Word for word, restate every line of the material.

- [RECORDED DATA]:
▼

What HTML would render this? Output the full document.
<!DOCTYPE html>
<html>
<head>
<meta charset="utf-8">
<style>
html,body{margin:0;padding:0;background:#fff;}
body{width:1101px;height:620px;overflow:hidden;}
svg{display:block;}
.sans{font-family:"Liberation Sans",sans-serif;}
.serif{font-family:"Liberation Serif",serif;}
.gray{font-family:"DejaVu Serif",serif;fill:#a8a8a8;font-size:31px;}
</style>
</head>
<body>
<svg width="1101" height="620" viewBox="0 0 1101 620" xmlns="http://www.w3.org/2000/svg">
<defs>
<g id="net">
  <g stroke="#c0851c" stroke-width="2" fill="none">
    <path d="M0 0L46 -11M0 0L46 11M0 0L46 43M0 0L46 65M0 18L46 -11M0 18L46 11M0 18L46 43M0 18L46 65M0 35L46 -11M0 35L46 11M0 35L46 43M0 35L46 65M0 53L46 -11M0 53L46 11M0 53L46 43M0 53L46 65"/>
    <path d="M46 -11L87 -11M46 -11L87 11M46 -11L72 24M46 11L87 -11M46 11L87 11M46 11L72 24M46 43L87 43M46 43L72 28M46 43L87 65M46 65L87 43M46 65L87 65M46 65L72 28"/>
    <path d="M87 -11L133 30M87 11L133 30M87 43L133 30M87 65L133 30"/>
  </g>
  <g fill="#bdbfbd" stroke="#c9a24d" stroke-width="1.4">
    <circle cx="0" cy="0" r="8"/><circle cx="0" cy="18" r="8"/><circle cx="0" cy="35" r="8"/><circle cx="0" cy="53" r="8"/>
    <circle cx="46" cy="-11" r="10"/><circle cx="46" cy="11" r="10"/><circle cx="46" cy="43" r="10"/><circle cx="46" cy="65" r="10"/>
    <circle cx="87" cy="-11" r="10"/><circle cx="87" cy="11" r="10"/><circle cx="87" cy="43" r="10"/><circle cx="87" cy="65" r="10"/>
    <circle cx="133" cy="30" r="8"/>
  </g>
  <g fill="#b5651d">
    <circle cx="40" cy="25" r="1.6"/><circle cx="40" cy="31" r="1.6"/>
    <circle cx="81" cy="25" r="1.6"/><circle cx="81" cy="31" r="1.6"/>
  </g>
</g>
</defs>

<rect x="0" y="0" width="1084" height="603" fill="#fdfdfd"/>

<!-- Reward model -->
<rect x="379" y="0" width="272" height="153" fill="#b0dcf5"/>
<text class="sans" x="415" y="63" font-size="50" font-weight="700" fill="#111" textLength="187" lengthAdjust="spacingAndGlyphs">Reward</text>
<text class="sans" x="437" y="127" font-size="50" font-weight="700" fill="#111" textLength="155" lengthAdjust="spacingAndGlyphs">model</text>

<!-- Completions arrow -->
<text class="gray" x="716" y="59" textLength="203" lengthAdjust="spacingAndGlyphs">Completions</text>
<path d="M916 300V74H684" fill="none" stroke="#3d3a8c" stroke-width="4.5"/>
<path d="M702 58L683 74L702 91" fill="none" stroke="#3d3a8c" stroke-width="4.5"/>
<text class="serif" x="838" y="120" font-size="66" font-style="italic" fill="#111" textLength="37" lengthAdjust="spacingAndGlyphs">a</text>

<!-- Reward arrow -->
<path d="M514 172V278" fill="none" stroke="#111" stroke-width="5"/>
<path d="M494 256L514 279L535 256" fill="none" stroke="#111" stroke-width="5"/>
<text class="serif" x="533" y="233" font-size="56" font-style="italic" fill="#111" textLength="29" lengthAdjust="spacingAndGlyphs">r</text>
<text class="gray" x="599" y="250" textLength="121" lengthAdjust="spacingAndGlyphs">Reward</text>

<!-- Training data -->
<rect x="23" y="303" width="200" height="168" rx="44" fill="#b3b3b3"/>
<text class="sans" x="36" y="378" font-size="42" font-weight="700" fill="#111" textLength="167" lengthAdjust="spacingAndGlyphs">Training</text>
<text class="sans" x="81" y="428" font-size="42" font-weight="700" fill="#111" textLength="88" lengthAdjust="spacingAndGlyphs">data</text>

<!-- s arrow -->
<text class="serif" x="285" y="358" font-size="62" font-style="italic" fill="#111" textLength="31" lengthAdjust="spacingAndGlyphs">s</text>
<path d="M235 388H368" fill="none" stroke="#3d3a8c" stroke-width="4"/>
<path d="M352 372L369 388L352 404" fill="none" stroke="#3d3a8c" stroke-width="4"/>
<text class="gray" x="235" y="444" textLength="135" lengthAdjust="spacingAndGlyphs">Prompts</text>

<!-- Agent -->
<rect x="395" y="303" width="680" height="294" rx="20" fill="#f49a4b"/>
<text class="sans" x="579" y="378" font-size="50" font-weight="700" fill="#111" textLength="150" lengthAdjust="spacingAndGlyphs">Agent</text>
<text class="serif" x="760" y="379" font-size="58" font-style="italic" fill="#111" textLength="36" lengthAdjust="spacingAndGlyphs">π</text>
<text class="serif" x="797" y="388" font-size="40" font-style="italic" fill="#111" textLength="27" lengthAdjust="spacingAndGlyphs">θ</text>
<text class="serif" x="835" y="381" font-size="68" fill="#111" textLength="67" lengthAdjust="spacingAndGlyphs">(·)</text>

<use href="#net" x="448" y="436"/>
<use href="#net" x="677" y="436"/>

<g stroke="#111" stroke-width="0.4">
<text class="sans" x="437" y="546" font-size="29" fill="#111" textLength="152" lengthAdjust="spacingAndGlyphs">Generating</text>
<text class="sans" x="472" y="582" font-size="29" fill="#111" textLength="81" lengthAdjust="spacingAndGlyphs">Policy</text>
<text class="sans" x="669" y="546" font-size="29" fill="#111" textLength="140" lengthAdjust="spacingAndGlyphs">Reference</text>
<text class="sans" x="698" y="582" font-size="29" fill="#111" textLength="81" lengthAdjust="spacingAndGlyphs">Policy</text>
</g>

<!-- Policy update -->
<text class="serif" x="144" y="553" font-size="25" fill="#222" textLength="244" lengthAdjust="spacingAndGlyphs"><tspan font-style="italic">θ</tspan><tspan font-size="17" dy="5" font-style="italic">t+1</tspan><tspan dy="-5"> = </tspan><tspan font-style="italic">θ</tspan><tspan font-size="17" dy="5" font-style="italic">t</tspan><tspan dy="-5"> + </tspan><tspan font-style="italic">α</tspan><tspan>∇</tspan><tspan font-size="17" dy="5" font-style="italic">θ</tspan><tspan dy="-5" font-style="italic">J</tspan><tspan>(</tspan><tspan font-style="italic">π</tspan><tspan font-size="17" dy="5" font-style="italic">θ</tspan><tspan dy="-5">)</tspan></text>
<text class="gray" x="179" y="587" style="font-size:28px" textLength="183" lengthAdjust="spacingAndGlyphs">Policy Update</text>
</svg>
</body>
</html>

▲

- [ANSWER TO THIS PROBLEM]:
What HTML would render this? Output the full document.
<!DOCTYPE html>
<html>
<head>
<meta charset="utf-8">
<style>
html,body{margin:0;padding:0;background:#fff;}
body{width:1101px;height:620px;overflow:hidden;}
svg{display:block;}
.sans{font-family:"Liberation Sans",sans-serif;}
.serif{font-family:"Liberation Serif",serif;}
.gray{font-family:"DejaVu Serif",serif;fill:#a8a8a8;font-size:31px;}
</style>
</head>
<body>
<svg width="1101" height="620" viewBox="0 0 1101 620" xmlns="http://www.w3.org/2000/svg">
<defs>
<g id="net">
  <g stroke="#c0851c" stroke-width="2" fill="none">
    <path d="M0 0L46 -11M0 0L46 11M0 0L46 43M0 0L46 65M0 18L46 -11M0 18L46 11M0 18L46 43M0 18L46 65M0 35L46 -11M0 35L46 11M0 35L46 43M0 35L46 65M0 53L46 -11M0 53L46 11M0 53L46 43M0 53L46 65"/>
    <path d="M46 -11L87 -11M46 -11L87 11M46 -11L72 24M46 11L87 -11M46 11L87 11M46 11L72 24M46 43L87 43M46 43L72 28M46 43L87 65M46 65L87 43M46 65L87 65M46 65L72 28"/>
    <path d="M87 -11L133 30M87 11L133 30M87 43L133 30M87 65L133 30"/>
  </g>
  <g fill="#bdbfbd" stroke="#c9a24d" stroke-width="1.4">
    <circle cx="0" cy="0" r="8"/><circle cx="0" cy="18" r="8"/><circle cx="0" cy="35" r="8"/><circle cx="0" cy="53" r="8"/>
    <circle cx="46" cy="-11" r="10"/><circle cx="46" cy="11" r="10"/><circle cx="46" cy="43" r="10"/><circle cx="46" cy="65" r="10"/>
    <circle cx="87" cy="-11" r="10"/><circle cx="87" cy="11" r="10"/><circle cx="87" cy="43" r="10"/><circle cx="87" cy="65" r="10"/>
    <circle cx="133" cy="30" r="8"/>
  </g>
  <g fill="#b5651d">
    <circle cx="40" cy="25" r="1.6"/><circle cx="40" cy="31" r="1.6"/>
    <circle cx="81" cy="25" r="1.6"/><circle cx="81" cy="31" r="1.6"/>
  </g>
</g>
</defs>

<rect x="0" y="0" width="1084" height="603" fill="#fdfdfd"/>

<!-- Reward model -->
<rect x="379" y="0" width="272" height="153" fill="#b0dcf5"/>
<text class="sans" x="415" y="63" font-size="50" font-weight="700" fill="#111" textLength="187" lengthAdjust="spacingAndGlyphs">Reward</text>
<text class="sans" x="437" y="127" font-size="50" font-weight="700" fill="#111" textLength="155" lengthAdjust="spacingAndGlyphs">model</text>

<!-- Completions arrow -->
<text class="gray" x="716" y="59" textLength="203" lengthAdjust="spacingAndGlyphs">Completions</text>
<path d="M916 300V74H684" fill="none" stroke="#3d3a8c" stroke-width="4.5"/>
<path d="M702 58L683 74L702 91" fill="none" stroke="#3d3a8c" stroke-width="4.5"/>
<text class="serif" x="838" y="120" font-size="66" font-style="italic" fill="#111" textLength="37" lengthAdjust="spacingAndGlyphs">a</text>

<!-- Reward arrow -->
<path d="M514 172V278" fill="none" stroke="#111" stroke-width="5"/>
<path d="M494 256L514 279L535 256" fill="none" stroke="#111" stroke-width="5"/>
<text class="serif" x="533" y="233" font-size="56" font-style="italic" fill="#111" textLength="29" lengthAdjust="spacingAndGlyphs">r</text>
<text class="gray" x="599" y="250" textLength="121" lengthAdjust="spacingAndGlyphs">Reward</text>

<!-- Training data -->
<rect x="23" y="303" width="200" height="168" rx="44" fill="#b3b3b3"/>
<text class="sans" x="36" y="378" font-size="42" font-weight="700" fill="#111" textLength="167" lengthAdjust="spacingAndGlyphs">Training</text>
<text class="sans" x="81" y="428" font-size="42" font-weight="700" fill="#111" textLength="88" lengthAdjust="spacingAndGlyphs">data</text>

<!-- s arrow -->
<text class="serif" x="285" y="358" font-size="62" font-style="italic" fill="#111" textLength="31" lengthAdjust="spacingAndGlyphs">s</text>
<path d="M235 388H368" fill="none" stroke="#3d3a8c" stroke-width="4"/>
<path d="M352 372L369 388L352 404" fill="none" stroke="#3d3a8c" stroke-width="4"/>
<text class="gray" x="235" y="444" textLength="135" lengthAdjust="spacingAndGlyphs">Prompts</text>

<!-- Agent -->
<rect x="395" y="303" width="680" height="294" rx="20" fill="#f49a4b"/>
<text class="sans" x="579" y="378" font-size="50" font-weight="700" fill="#111" textLength="150" lengthAdjust="spacingAndGlyphs">Agent</text>
<text class="serif" x="760" y="379" font-size="58" font-style="italic" fill="#111" textLength="36" lengthAdjust="spacingAndGlyphs">π</text>
<text class="serif" x="797" y="388" font-size="40" font-style="italic" fill="#111" textLength="27" lengthAdjust="spacingAndGlyphs">θ</text>
<text class="serif" x="835" y="381" font-size="68" fill="#111" textLength="67" lengthAdjust="spacingAndGlyphs">(·)</text>

<use href="#net" x="448" y="436"/>
<use href="#net" x="677" y="436"/>

<g stroke="#111" stroke-width="0.4">
<text class="sans" x="437" y="546" font-size="29" fill="#111" textLength="152" lengthAdjust="spacingAndGlyphs">Generating</text>
<text class="sans" x="472" y="582" font-size="29" fill="#111" textLength="81" lengthAdjust="spacingAndGlyphs">Policy</text>
<text class="sans" x="669" y="546" font-size="29" fill="#111" textLength="140" lengthAdjust="spacingAndGlyphs">Reference</text>
<text class="sans" x="698" y="582" font-size="29" fill="#111" textLength="81" lengthAdjust="spacingAndGlyphs">Policy</text>
</g>

<!-- Policy update -->
<text class="serif" x="144" y="553" font-size="25" fill="#222" textLength="244" lengthAdjust="spacingAndGlyphs"><tspan font-style="italic">θ</tspan><tspan font-size="17" dy="5" font-style="italic">t+1</tspan><tspan dy="-5"> = </tspan><tspan font-style="italic">θ</tspan><tspan font-size="17" dy="5" font-style="italic">t</tspan><tspan dy="-5"> + </tspan><tspan font-style="italic">α</tspan><tspan>∇</tspan><tspan font-size="17" dy="5" font-style="italic">θ</tspan><tspan dy="-5" font-style="italic">J</tspan><tspan>(</tspan><tspan font-style="italic">π</tspan><tspan font-size="17" dy="5" font-style="italic">θ</tspan><tspan dy="-5">)</tspan></text>
<text class="gray" x="179" y="587" style="font-size:28px" textLength="183" lengthAdjust="spacingAndGlyphs">Policy Update</text>
</svg>
</body>
</html>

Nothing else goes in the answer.